The test results of CDR reported in your paper use test_filter.data or test.data as evaluation input?

fenchri / edge-oriented-graph

Source code for the EMNLP 2019 paper: "Connecting the Dots: Document-level Relation Extraction with Edge-oriented Graphs"

Other

146 stars 17 forks source link

The test results of CDR reported in your paper use test_filter.data or test.data as evaluation input? #10

Closed nefujiangping closed 2 years ago

nefujiangping commented 4 years ago

It seems that hypernym filtering has compact to the final results.

fenchri commented 4 years ago

Yes, as mentioned in the paper we applied hypernym filtering to the train, dev and test sets similar to Verga et al. (2018).

nefujiangping commented 4 years ago

Oh, I got it. Thanks.

JohnGiorgi commented 3 years ago

Hi @fenchri,

Do you have the results for a model trained without hypernym filtering listed anywhere? I am interested in how much it impacts the performance of the final model. Thanks!

fenchri commented 3 years ago

Hi there!

Apologies, but I do not have solid numbers to show you, since for an apple-to-apple comparison I tried to have the same setting as previous work.

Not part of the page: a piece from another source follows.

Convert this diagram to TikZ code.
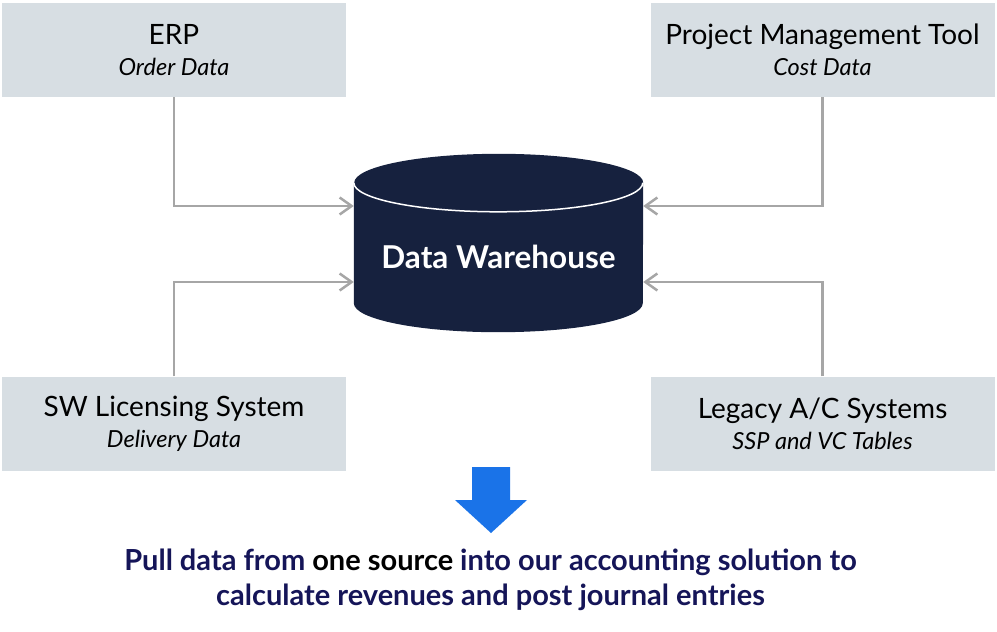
\documentclass[tikz,border=0pt]{standalone}
\usepackage{fontspec}
\setmainfont{Lato}
\usetikzlibrary{arrows.meta,backgrounds}
\definecolor{boxgray}{HTML}{D7DEE3}
\definecolor{linegray}{HTML}{A6A6A6}
\definecolor{dwnavy}{HTML}{16213E}
\definecolor{textnavy}{HTML}{151558}
\definecolor{pullblue}{HTML}{1A73E8}
\newcommand{\srcsub}[1]{{\fontsize{23.5}{31}\selectfont\itshape #1}}

\begin{document}
\begin{tikzpicture}
      [x=1pt,y=1pt,
      source/.style={shape=rectangle,fill=boxgray,minimum width=344pt,minimum height=94pt,
        inner sep=0pt,align=center,font=\fontsize{28}{31}\selectfont},
      dwbox/.style={shape=rectangle,minimum width=289pt,minimum height=178pt,inner sep=0pt,
        text height=50pt,text depth=0pt,text=white,font=\fontsize{31.5}{32}\selectfont\bfseries},
      pulltext/.style={align=center,text=textnavy,font=\fontsize{29}{35}\selectfont\bfseries},
      feed/.style={draw=linegray,line width=2.5pt,-{Straight Barb[length=12pt,width=17pt]}}]
\useasboundingbox (0,0) rectangle (997,-632);
\node[source] (erp) at (174,-50) {ERP\\\srcsub{Order Data}};
\node[source] (pmt) at (822.5,-50) {Project Management Tool\\\srcsub{Cost Data}};
\node[source] (swl) at (174,-423.5) {SW Licensing System\\\srcsub{Delivery Data}};
\node[source] (legacy) at (822.5,-423.5) {Legacy A/C Systems\\\srcsub{SSP and VC Tables}};
\node[dwbox] (dw) at (498.5,-243) {Data Warehouse};
\begin{scope}[on background layer]
  \fill[dwnavy] ([yshift=-29pt]dw.north west) -- ([yshift=29pt]dw.south west)
    arc[start angle=180,end angle=360,x radius=144.5pt,y radius=29pt]
    -- ([yshift=-29pt]dw.north east)
    arc[start angle=0,end angle=180,x radius=144.5pt,y radius=29pt] -- cycle;
  \draw[white,line width=1.5pt] ([yshift=-29pt]dw.north west)
    arc[start angle=180,end angle=360,x radius=144.5pt,y radius=29pt];
\end{scope}
\draw[feed] (erp.south) |- ([yshift=37pt]dw.west);
\draw[feed] (pmt.south) |- ([yshift=37pt]dw.east);
\draw[feed] (swl.north) |- ([yshift=-39pt]dw.west);
\draw[feed] (legacy.north) |- ([yshift=-39pt]dw.east);
\fill[pullblue] (472,-467) -- (510,-467) -- (510,-500) -- (527,-500) -- (491,-533)
  -- (455,-500) -- (472,-500) -- cycle;
\node[pulltext] (pull) at (490.5,-579.5)
  {Pull data from {\color{black}one source} into our accounting solution to\\
   calculate revenues and post journal entries};
\end{tikzpicture}
\end{document}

However, I did experiment with that when I first started this work and I found that performance dropped at least 1% without hypernym filtering. I would recommend to re-run the code by changing the pre-processing to not include the filtering if you need exact numbers, but I could tell that from a very early, toy experimentation, performance should be quite lower.

Hope that helps, cheers :)

JohnGiorgi commented 3 years ago

Thanks a lot @fenchri :)

Also, does the filtering only apply to disease entities? Or does it also apply to chemicals?

fenchri commented 3 years ago

Hey! Terribly sorry for the late reply!

The filtering goes by disease if I remember correctly, but ultimately the entire chemical-disease pair gets dropped. In this paper, we kept all entities but simply did not classify the filtered pairs.

This script is responsible for the filtering process :)